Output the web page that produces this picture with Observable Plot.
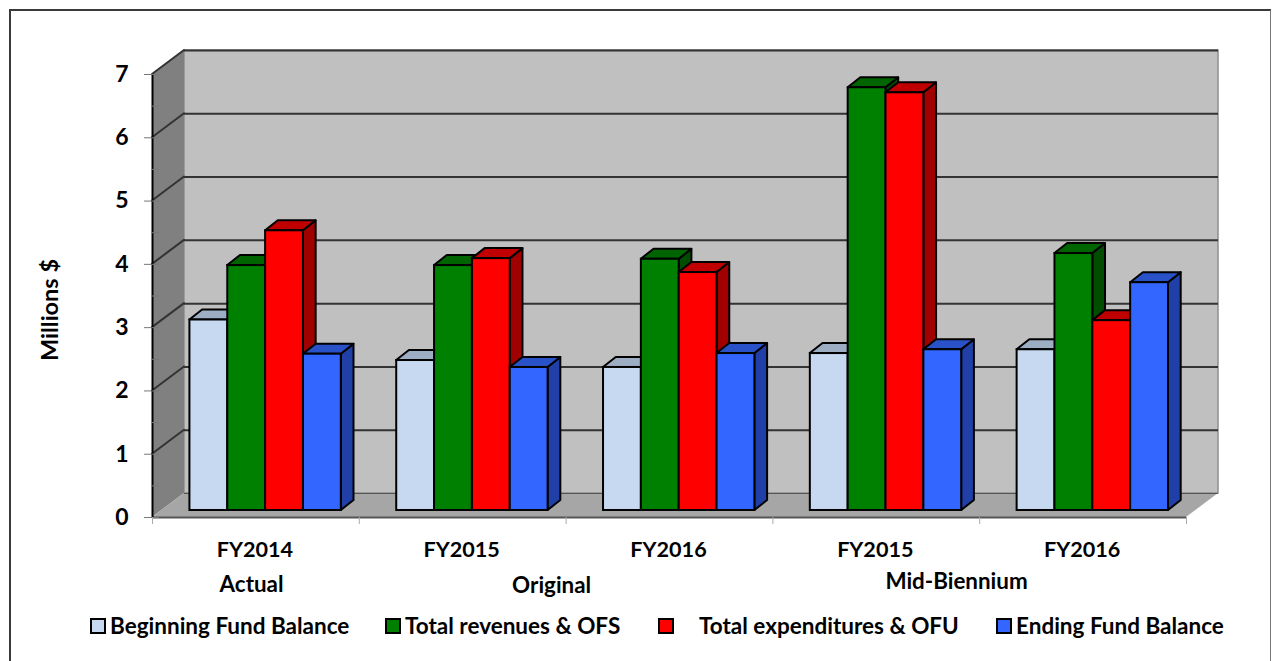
<!DOCTYPE html>
<html><head><meta charset="utf-8">
<script src="https://cdn.jsdelivr.net/npm/d3@7"></script>
<script src="https://cdn.jsdelivr.net/npm/@observablehq/plot@0.6"></script>
<style>
html,body{margin:0;padding:0;background:#fff}
#page{position:relative;width:1272px;height:661px;overflow:hidden;font-family:Lato,sans-serif;font-weight:700;color:#000}
#frame{position:absolute;left:9px;top:9px;width:1262px;height:660px;box-sizing:border-box;border:2px solid #3a3a3a;border-right:1px solid #777;}
#chart{position:absolute;left:0;top:0}
#legend{position:absolute;left:0;top:600px;width:1272px;height:61px}
.sw{position:absolute;top:18px;width:12px;height:12px;border:2.5px solid #000;box-sizing:content-box}
.lb{position:absolute;top:12px;font-size:22.5px;line-height:28px;white-space:nowrap}
</style></head><body>
<div id="page"><div id="frame"></div><div id="chart"></div><div id="legend"></div></div>
<script>
const periods = ["FY2014","FY2015","FY2016","FY2015","FY2016"];
const groupLabels = ["Actual","Original","Mid-Biennium"];
const yTicks = [0,1,2,3,4,5,6,7];
const minorTicks = [0.5,1.5,2.5,3.5,4.5,5.5,6.5];
const beginning = [3.01,2.37,2.26,2.48,2.54];
const revenues = [3.87,3.87,3.97,6.68,4.06];
const expenditures = [4.42,3.98,3.76,6.60,3.00];
const ending = [2.47,2.26,2.48,2.54,3.60];
const seriesNames = ["Beginning Fund Balance","Total revenues & OFS","Total expenditures & OFU","Ending Fund Balance"];
const seriesValues = [beginning,revenues,expenditures,ending];
const frontColors = ["#c6d9f1","#008000","#ff0000","#3366ff"];
const topColors = ["#9dadc4","#006400","#c00000","#2a52c8"];
const sideColors = ["#8090a8","#004d00","#a00000","#2040a8"];

const wallDx = 32, wallDy = -24, baseDx = 9.3, baseDy = -7, barDx = 12.7, barDy = -10;
const barStart = 0.136, barW = 0.183;
const ns = "http://www.w3.org/2000/svg";

function polyMark(build){
  return (index, scales) => {
    const g = document.createElementNS(ns,"g");
    for (const f of build(scales)){
      const p = document.createElementNS(ns,"polygon");
      p.setAttribute("points", f.pts.map(q=>q.join(",")).join(" "));
      p.setAttribute("fill", f.fill ?? "none");
      if (f.stroke){p.setAttribute("stroke",f.stroke);p.setAttribute("stroke-width",f.sw ?? 1);p.setAttribute("stroke-linejoin","round");}
      g.appendChild(p);
    }
    return g;
  };
}

const wallRect = [{x1:0,x2:5,y1:0,y2:7}];

const sideWall = polyMark(({x,y})=>[
  {pts:[[x(0),y(0)],[x(0),y(7)],[x(0)+wallDx,y(7)+wallDy],[x(0)+wallDx,y(0)+wallDy]],fill:"#808080"},
  {pts:[[x(0),y(0)],[x(5),y(0)],[x(5)+wallDx,y(0)+wallDy],[x(0)+wallDx,y(0)+wallDy]],fill:"#a6a6a6"}
]);
const slants = polyMark(({x,y})=>yTicks.filter(t=>t>0).map(t=>(
  {pts:[[x(0),y(t)],[x(0)+wallDx,y(t)+wallDy]],stroke:"#333",sw:2}
)));

function barFaces(si){
  return polyMark(({x,y})=>seriesValues[si].flatMap((v,c)=>{
    const l=x(c+barStart+si*barW)+baseDx, r=x(c+barStart+(si+1)*barW)+baseDx;
    const b=y(0)+baseDy, t=y(v)+baseDy;
    return [
      {pts:[[r,b],[r,t],[r+barDx,t+barDy],[r+barDx,b+barDy]],fill:sideColors[si],stroke:"#000",sw:2},
      {pts:[[l,t],[r,t],[r+barDx,t+barDy],[l+barDx,t+barDy]],fill:topColors[si],stroke:"#000",sw:2}
    ];
  }));
}

const barMarks = seriesValues.flatMap((vals,si)=>[
  barFaces(si),
  Plot.rect(vals.map((v,c)=>({c,v})),{
    x1:d=>d.c+barStart+si*barW, x2:d=>d.c+barStart+(si+1)*barW,
    y1:0, y2:d=>d.v, dx:baseDx, dy:baseDy,
    fill:frontColors[si], stroke:"#000", strokeWidth:2
  })
]);

const groupX = [0.479,1.93,3.888];
const groupDy = [67,68,64];
const noText = () => "";

const chart = Plot.plot({
  width:1272, height:600,
  marginLeft:152, marginRight:86, marginTop:74, marginBottom:83,
  style:{background:"transparent",fontFamily:"Lato, sans-serif",fontWeight:700,overflow:"visible"},
  x:{type:"linear",domain:[0,5],axis:null},
  y:{type:"linear",domain:[0,7],axis:null},
  marks:[
    Plot.rect(wallRect,{x1:"x1",x2:"x2",y1:"y1",y2:"y2",dx:wallDx,dy:wallDy,fill:"#c0c0c0",stroke:"#8f8f8f",strokeWidth:1.5}),
    sideWall,
    Plot.ruleY(yTicks.filter(t=>t>0),{x1:0,x2:5,dx:wallDx,dy:wallDy,stroke:"#333",strokeWidth:2}),
    Plot.ruleY([0],{x1:0,x2:5,dx:wallDx,dy:wallDy,stroke:"#555",strokeWidth:1}),
    slants,
    Plot.ruleY([0],{x1:0,x2:5,stroke:"#555",strokeWidth:2}),
    Plot.ruleX([0],{y1:0,y2:7,stroke:"#000",strokeWidth:2}),
    Plot.axisY({ticks:yTicks,tickSize:8,tickPadding:16,anchor:"left",fontSize:23,fill:"#000",tickFormat:d=>String(d),label:null,stroke:"#777"}),
    Plot.axisY({ticks:yTicks,tickSize:-7,anchor:"left",tickFormat:noText,label:null,stroke:"#777"}),
    Plot.axisY({ticks:minorTicks,tickSize:-7,anchor:"left",tickFormat:noText,label:null,stroke:"#777"}),
    Plot.axisX({ticks:[0,1,2,3,4,5],tickSize:7,anchor:"bottom",tickFormat:noText,label:null,stroke:"#aaa"}),
    ...barMarks,
    Plot.text(periods,{x:(d,i)=>i+0.5,y:0,text:d=>d,dx:-1,dy:33,fontSize:21.6,fontWeight:700,fill:"#000"}),
    ...groupLabels.map((g,i)=>Plot.text([g],{x:()=>groupX[i],y:0,text:d=>d,dy:groupDy[i],fontSize:22.4,fontWeight:700,fill:"#000"})),
    Plot.text(["Millions $"],{frameAnchor:"left",textAnchor:"middle",dx:-102,dy:14,text:d=>d,rotate:-90,fontSize:23.5,fontWeight:700,fill:"#000"})
  ]
});
document.getElementById("chart").appendChild(chart);

const lg = document.getElementById("legend");
const swX=[90,385,658,996], txX=[110,405,699,1016];
seriesNames.forEach((n,i)=>{
  const s=document.createElement("div");s.className="sw";s.style.left=swX[i]+"px";s.style.background=frontColors[i];lg.appendChild(s);
  const t=document.createElement("div");t.className="lb";t.style.left=txX[i]+"px";t.textContent=n;lg.appendChild(t);
});
</script>
</body></html>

⁂

WHAT IS REQUIRED »
Write the listing above out again exactly, dropping each image.

WORKED SOLUTION »
Output the web page that produces this picture with Observable Plot.
<!DOCTYPE html>
<html><head><meta charset="utf-8">
<script src="https://cdn.jsdelivr.net/npm/d3@7"></script>
<script src="https://cdn.jsdelivr.net/npm/@observablehq/plot@0.6"></script>
<style>
html,body{margin:0;padding:0;background:#fff}
#page{position:relative;width:1272px;height:661px;overflow:hidden;font-family:Lato,sans-serif;font-weight:700;color:#000}
#frame{position:absolute;left:9px;top:9px;width:1262px;height:660px;box-sizing:border-box;border:2px solid #3a3a3a;border-right:1px solid #777;}
#chart{position:absolute;left:0;top:0}
#legend{position:absolute;left:0;top:600px;width:1272px;height:61px}
.sw{position:absolute;top:18px;width:12px;height:12px;border:2.5px solid #000;box-sizing:content-box}
.lb{position:absolute;top:12px;font-size:22.5px;line-height:28px;white-space:nowrap}
</style></head><body>
<div id="page"><div id="frame"></div><div id="chart"></div><div id="legend"></div></div>
<script>
const periods = ["FY2014","FY2015","FY2016","FY2015","FY2016"];
const groupLabels = ["Actual","Original","Mid-Biennium"];
const yTicks = [0,1,2,3,4,5,6,7];
const minorTicks = [0.5,1.5,2.5,3.5,4.5,5.5,6.5];
const beginning = [3.01,2.37,2.26,2.48,2.54];
const revenues = [3.87,3.87,3.97,6.68,4.06];
const expenditures = [4.42,3.98,3.76,6.60,3.00];
const ending = [2.47,2.26,2.48,2.54,3.60];
const seriesNames = ["Beginning Fund Balance","Total revenues & OFS","Total expenditures & OFU","Ending Fund Balance"];
const seriesValues = [beginning,revenues,expenditures,ending];
const frontColors = ["#c6d9f1","#008000","#ff0000","#3366ff"];
const topColors = ["#9dadc4","#006400","#c00000","#2a52c8"];
const sideColors = ["#8090a8","#004d00","#a00000","#2040a8"];

const wallDx = 32, wallDy = -24, baseDx = 9.3, baseDy = -7, barDx = 12.7, barDy = -10;
const barStart = 0.136, barW = 0.183;
const ns = "http://www.w3.org/2000/svg";

function polyMark(build){
  return (index, scales) => {
    const g = document.createElementNS(ns,"g");
    for (const f of build(scales)){
      const p = document.createElementNS(ns,"polygon");
      p.setAttribute("points", f.pts.map(q=>q.join(",")).join(" "));
      p.setAttribute("fill", f.fill ?? "none");
      if (f.stroke){p.setAttribute("stroke",f.stroke);p.setAttribute("stroke-width",f.sw ?? 1);p.setAttribute("stroke-linejoin","round");}
      g.appendChild(p);
    }
    return g;
  };
}

const wallRect = [{x1:0,x2:5,y1:0,y2:7}];

const sideWall = polyMark(({x,y})=>[
  {pts:[[x(0),y(0)],[x(0),y(7)],[x(0)+wallDx,y(7)+wallDy],[x(0)+wallDx,y(0)+wallDy]],fill:"#808080"},
  {pts:[[x(0),y(0)],[x(5),y(0)],[x(5)+wallDx,y(0)+wallDy],[x(0)+wallDx,y(0)+wallDy]],fill:"#a6a6a6"}
]);
const slants = polyMark(({x,y})=>yTicks.filter(t=>t>0).map(t=>(
  {pts:[[x(0),y(t)],[x(0)+wallDx,y(t)+wallDy]],stroke:"#333",sw:2}
)));

function barFaces(si){
  return polyMark(({x,y})=>seriesValues[si].flatMap((v,c)=>{
    const l=x(c+barStart+si*barW)+baseDx, r=x(c+barStart+(si+1)*barW)+baseDx;
    const b=y(0)+baseDy, t=y(v)+baseDy;
    return [
      {pts:[[r,b],[r,t],[r+barDx,t+barDy],[r+barDx,b+barDy]],fill:sideColors[si],stroke:"#000",sw:2},
      {pts:[[l,t],[r,t],[r+barDx,t+barDy],[l+barDx,t+barDy]],fill:topColors[si],stroke:"#000",sw:2}
    ];
  }));
}

const barMarks = seriesValues.flatMap((vals,si)=>[
  barFaces(si),
  Plot.rect(vals.map((v,c)=>({c,v})),{
    x1:d=>d.c+barStart+si*barW, x2:d=>d.c+barStart+(si+1)*barW,
    y1:0, y2:d=>d.v, dx:baseDx, dy:baseDy,
    fill:frontColors[si], stroke:"#000", strokeWidth:2
  })
]);

const groupX = [0.479,1.93,3.888];
const groupDy = [67,68,64];
const noText = () => "";

const chart = Plot.plot({
  width:1272, height:600,
  marginLeft:152, marginRight:86, marginTop:74, marginBottom:83,
  style:{background:"transparent",fontFamily:"Lato, sans-serif",fontWeight:700,overflow:"visible"},
  x:{type:"linear",domain:[0,5],axis:null},
  y:{type:"linear",domain:[0,7],axis:null},
  marks:[
    Plot.rect(wallRect,{x1:"x1",x2:"x2",y1:"y1",y2:"y2",dx:wallDx,dy:wallDy,fill:"#c0c0c0",stroke:"#8f8f8f",strokeWidth:1.5}),
    sideWall,
    Plot.ruleY(yTicks.filter(t=>t>0),{x1:0,x2:5,dx:wallDx,dy:wallDy,stroke:"#333",strokeWidth:2}),
    Plot.ruleY([0],{x1:0,x2:5,dx:wallDx,dy:wallDy,stroke:"#555",strokeWidth:1}),
    slants,
    Plot.ruleY([0],{x1:0,x2:5,stroke:"#555",strokeWidth:2}),
    Plot.ruleX([0],{y1:0,y2:7,stroke:"#000",strokeWidth:2}),
    Plot.axisY({ticks:yTicks,tickSize:8,tickPadding:16,anchor:"left",fontSize:23,fill:"#000",tickFormat:d=>String(d),label:null,stroke:"#777"}),
    Plot.axisY({ticks:yTicks,tickSize:-7,anchor:"left",tickFormat:noText,label:null,stroke:"#777"}),
    Plot.axisY({ticks:minorTicks,tickSize:-7,anchor:"left",tickFormat:noText,label:null,stroke:"#777"}),
    Plot.axisX({ticks:[0,1,2,3,4,5],tickSize:7,anchor:"bottom",tickFormat:noText,label:null,stroke:"#aaa"}),
    ...barMarks,
    Plot.text(periods,{x:(d,i)=>i+0.5,y:0,text:d=>d,dx:-1,dy:33,fontSize:21.6,fontWeight:700,fill:"#000"}),
    ...groupLabels.map((g,i)=>Plot.text([g],{x:()=>groupX[i],y:0,text:d=>d,dy:groupDy[i],fontSize:22.4,fontWeight:700,fill:"#000"})),
    Plot.text(["Millions $"],{frameAnchor:"left",textAnchor:"middle",dx:-102,dy:14,text:d=>d,rotate:-90,fontSize:23.5,fontWeight:700,fill:"#000"})
  ]
});
document.getElementById("chart").appendChild(chart);

const lg = document.getElementById("legend");
const swX=[90,385,658,996], txX=[110,405,699,1016];
seriesNames.forEach((n,i)=>{
  const s=document.createElement("div");s.className="sw";s.style.left=swX[i]+"px";s.style.background=frontColors[i];lg.appendChild(s);
  const t=document.createElement("div");t.className="lb";t.style.left=txX[i]+"px";t.textContent=n;lg.appendChild(t);
});
</script>
</body></html>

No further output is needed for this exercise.